Falling in love has kinetic energy; it’s all movement, electricity and sparks. But what is love once you’re a parent and the crucible of ‘real life’ has set in? Can you still call it love when you spend your time arguing about who let the kids stay up way past their bedtime?
What makes a person decide to leave a marriage?
Recently I went to an event held by The School of Life called ‘To Stay or Leave’. The School of Life was founded by philosopher Alain de Botton, and the school’s courses examine complex issues through a philosophical lens. I went to this event, not because I want to leave my husband, but because I have friends who have recently left relationships that didn’t appear any worse than mine.
We all know that having children has a huge impact on your relationship with your partner; the energy of self-involved love flies out the window and you’re left with something fundamentally different. But is it better, or worse?
Is it better to be in a comfortable, if somewhat plodding place with your partner; or should we be trying to switch rides for something more exciting?

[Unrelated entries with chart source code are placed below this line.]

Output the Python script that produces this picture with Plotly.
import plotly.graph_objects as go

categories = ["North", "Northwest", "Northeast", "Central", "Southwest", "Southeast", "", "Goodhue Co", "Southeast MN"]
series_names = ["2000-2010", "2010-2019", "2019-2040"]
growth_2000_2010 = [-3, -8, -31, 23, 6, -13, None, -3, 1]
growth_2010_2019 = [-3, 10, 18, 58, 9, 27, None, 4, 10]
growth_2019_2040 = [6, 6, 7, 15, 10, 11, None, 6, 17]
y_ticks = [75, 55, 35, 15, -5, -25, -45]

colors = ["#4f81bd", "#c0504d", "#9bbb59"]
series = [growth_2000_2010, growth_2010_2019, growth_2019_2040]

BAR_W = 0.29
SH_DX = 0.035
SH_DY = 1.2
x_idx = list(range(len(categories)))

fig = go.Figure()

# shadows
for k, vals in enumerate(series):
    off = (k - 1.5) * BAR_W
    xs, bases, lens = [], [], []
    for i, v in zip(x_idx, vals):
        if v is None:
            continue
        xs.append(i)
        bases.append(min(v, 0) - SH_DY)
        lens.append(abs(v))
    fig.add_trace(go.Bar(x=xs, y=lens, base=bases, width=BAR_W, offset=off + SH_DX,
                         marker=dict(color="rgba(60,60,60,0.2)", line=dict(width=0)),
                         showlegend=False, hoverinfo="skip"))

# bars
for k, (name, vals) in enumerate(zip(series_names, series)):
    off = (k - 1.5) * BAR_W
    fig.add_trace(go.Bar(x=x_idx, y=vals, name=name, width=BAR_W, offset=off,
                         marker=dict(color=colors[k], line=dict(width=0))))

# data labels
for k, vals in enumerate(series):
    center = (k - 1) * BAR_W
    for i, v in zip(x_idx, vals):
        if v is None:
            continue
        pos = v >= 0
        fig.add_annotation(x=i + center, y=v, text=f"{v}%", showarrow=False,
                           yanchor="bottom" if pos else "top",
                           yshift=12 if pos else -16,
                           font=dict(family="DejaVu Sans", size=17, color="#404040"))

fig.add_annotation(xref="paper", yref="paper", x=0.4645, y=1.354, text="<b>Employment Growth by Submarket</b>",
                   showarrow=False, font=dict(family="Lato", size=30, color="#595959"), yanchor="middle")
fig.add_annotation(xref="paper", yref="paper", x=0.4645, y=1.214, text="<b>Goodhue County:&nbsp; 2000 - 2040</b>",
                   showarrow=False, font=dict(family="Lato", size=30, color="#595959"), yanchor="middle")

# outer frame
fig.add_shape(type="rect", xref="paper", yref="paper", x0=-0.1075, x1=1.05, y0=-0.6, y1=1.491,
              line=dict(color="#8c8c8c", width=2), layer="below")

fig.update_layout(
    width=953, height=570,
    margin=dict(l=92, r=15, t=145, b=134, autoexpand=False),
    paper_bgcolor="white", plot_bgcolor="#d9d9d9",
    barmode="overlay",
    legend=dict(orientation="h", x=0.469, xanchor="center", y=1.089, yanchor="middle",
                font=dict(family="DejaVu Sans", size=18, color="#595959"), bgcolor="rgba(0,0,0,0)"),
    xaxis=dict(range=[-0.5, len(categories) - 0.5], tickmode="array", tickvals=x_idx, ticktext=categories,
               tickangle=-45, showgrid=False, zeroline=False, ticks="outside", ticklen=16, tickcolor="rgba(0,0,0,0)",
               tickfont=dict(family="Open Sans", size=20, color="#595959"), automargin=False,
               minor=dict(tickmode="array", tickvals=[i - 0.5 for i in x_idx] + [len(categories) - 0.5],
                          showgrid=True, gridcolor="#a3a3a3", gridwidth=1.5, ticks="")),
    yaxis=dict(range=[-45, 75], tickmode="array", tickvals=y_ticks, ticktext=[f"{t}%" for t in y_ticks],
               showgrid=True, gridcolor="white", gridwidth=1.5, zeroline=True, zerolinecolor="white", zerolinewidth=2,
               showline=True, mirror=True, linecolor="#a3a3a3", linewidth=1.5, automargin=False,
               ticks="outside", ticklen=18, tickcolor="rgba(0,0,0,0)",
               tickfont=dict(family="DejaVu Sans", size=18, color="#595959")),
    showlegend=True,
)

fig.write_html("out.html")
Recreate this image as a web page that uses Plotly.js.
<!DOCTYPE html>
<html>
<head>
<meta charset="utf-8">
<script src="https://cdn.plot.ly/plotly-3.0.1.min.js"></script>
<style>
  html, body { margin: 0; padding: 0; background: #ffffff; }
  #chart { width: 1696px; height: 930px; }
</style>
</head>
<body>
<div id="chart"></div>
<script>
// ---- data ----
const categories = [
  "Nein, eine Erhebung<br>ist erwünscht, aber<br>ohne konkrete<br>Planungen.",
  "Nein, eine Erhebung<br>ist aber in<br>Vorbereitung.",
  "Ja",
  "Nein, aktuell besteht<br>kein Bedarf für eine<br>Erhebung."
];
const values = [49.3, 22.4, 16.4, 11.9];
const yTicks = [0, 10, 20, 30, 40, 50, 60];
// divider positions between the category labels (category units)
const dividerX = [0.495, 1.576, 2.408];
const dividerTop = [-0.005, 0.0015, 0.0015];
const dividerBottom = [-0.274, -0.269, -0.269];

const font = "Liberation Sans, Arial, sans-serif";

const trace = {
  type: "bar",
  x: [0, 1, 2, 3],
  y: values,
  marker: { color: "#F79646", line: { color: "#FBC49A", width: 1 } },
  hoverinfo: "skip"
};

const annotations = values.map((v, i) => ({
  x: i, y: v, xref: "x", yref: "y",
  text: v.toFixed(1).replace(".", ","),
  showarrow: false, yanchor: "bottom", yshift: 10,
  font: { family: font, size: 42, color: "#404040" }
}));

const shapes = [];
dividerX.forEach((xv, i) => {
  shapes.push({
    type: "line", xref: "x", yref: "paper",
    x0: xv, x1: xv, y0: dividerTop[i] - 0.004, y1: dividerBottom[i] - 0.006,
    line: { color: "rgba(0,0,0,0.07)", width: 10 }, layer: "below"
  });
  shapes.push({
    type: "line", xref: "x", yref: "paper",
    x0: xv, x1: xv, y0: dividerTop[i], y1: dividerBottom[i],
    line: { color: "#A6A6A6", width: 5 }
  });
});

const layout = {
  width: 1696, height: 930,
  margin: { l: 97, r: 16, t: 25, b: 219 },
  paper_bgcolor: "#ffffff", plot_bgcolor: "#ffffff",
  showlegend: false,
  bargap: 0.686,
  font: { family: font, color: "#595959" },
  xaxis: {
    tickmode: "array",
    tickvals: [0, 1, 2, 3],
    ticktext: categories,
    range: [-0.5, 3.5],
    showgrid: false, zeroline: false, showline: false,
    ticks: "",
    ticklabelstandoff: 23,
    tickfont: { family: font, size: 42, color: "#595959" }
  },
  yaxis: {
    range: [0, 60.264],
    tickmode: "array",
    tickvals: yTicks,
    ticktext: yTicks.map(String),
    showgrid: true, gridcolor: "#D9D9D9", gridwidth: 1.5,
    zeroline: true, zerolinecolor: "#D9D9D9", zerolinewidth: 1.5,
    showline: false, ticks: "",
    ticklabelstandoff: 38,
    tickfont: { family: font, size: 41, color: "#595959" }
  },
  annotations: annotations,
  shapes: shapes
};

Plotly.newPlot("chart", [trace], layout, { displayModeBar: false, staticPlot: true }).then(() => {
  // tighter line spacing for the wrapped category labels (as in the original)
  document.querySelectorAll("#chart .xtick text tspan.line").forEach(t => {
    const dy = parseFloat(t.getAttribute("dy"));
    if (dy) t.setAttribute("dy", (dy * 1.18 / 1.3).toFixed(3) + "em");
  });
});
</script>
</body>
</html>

Perspective can be powerful
Unless you’re in an abusive relationship, the choice between staying or going isn’t necessarily a contrast of opposites. You may feel it’s more like being stuck in quicksand, that you’re caught between the competing desires of wanting to be free, and of staying in the companionable relationship you have built with your partner.
When I hear of others leaving their long-term partners, I can’t help thinking that they’re brave and that by comparison, my desire to stay might be interpreted as weak, uninspired or that terribly domestic word, ‘safe’. But when you apply perspective, with a more philosophical frame of mind, things can look completely different.

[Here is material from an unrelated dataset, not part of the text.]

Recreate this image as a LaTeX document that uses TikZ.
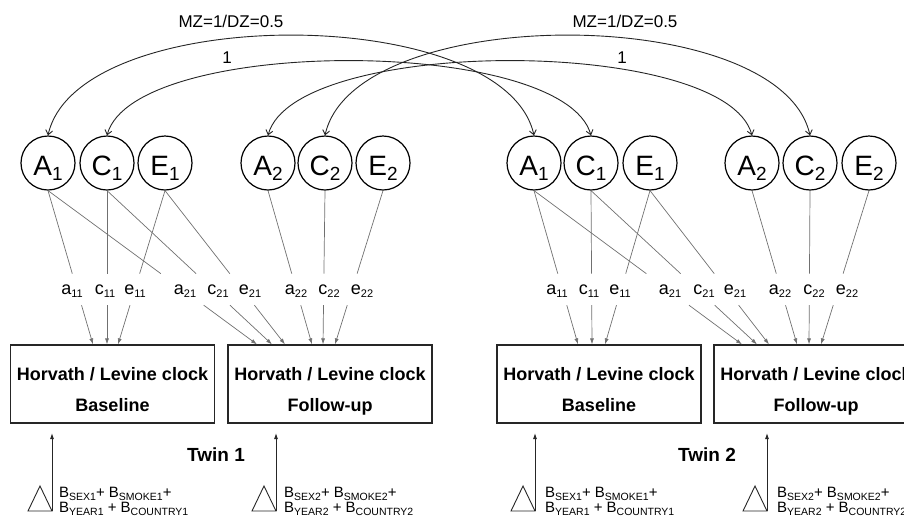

I chatted to the CEO of Relationships Australia on the Feed Play Love podcast about the signs to look for in our own relationships that might tell us whether hanging in there is worth it or not. Have a listen below:
Wanting a ‘perfect partner’ puts you on the road to misery
We live in an age where happiness is the ultimate goal. A time when we all have a million choices every day and the agency to make them. Watch any rom com, ad for perfume or scroll through some Insta-famous mum’s account and you will start to think that it’s not only possible to have the perfect husband, it’s also your right to have him.
The ideals of love on display point to a perfection that doesn’t exist. The comparison can make you feel miserable, make you pine for a partner who understands you on every level, and who answers every need.
What our teacher for the night, Monty Badami, clearly pointed out is that as human beings we are all flawed. Just as there are no perfect humans, there are no perfect partners either. Why should we expect perfection from our partners, when we can’t give them that in return?
Compromise is courageous
Not everyone likes to be in a relationship, some of us prefer the solitary life and are perfectly content within it. Some of us disdain monogamy, and will always love the thrill of the chase and the crashing drama of romantic love. But if you want a long-term, loving relationship it’s going to take work, it’s going to mean living the real, everyday experience of loving one human.
Their mess, their inability to put the toilet seat down, or their penchant to let the kids party into the night. You’re going to have to talk about difficult things, things that may have made you leave someone in the past. It means accepting your partner’s flaws and understanding that you have just as many.
That takes real strength and courage and there’s something incredibly beautiful about that.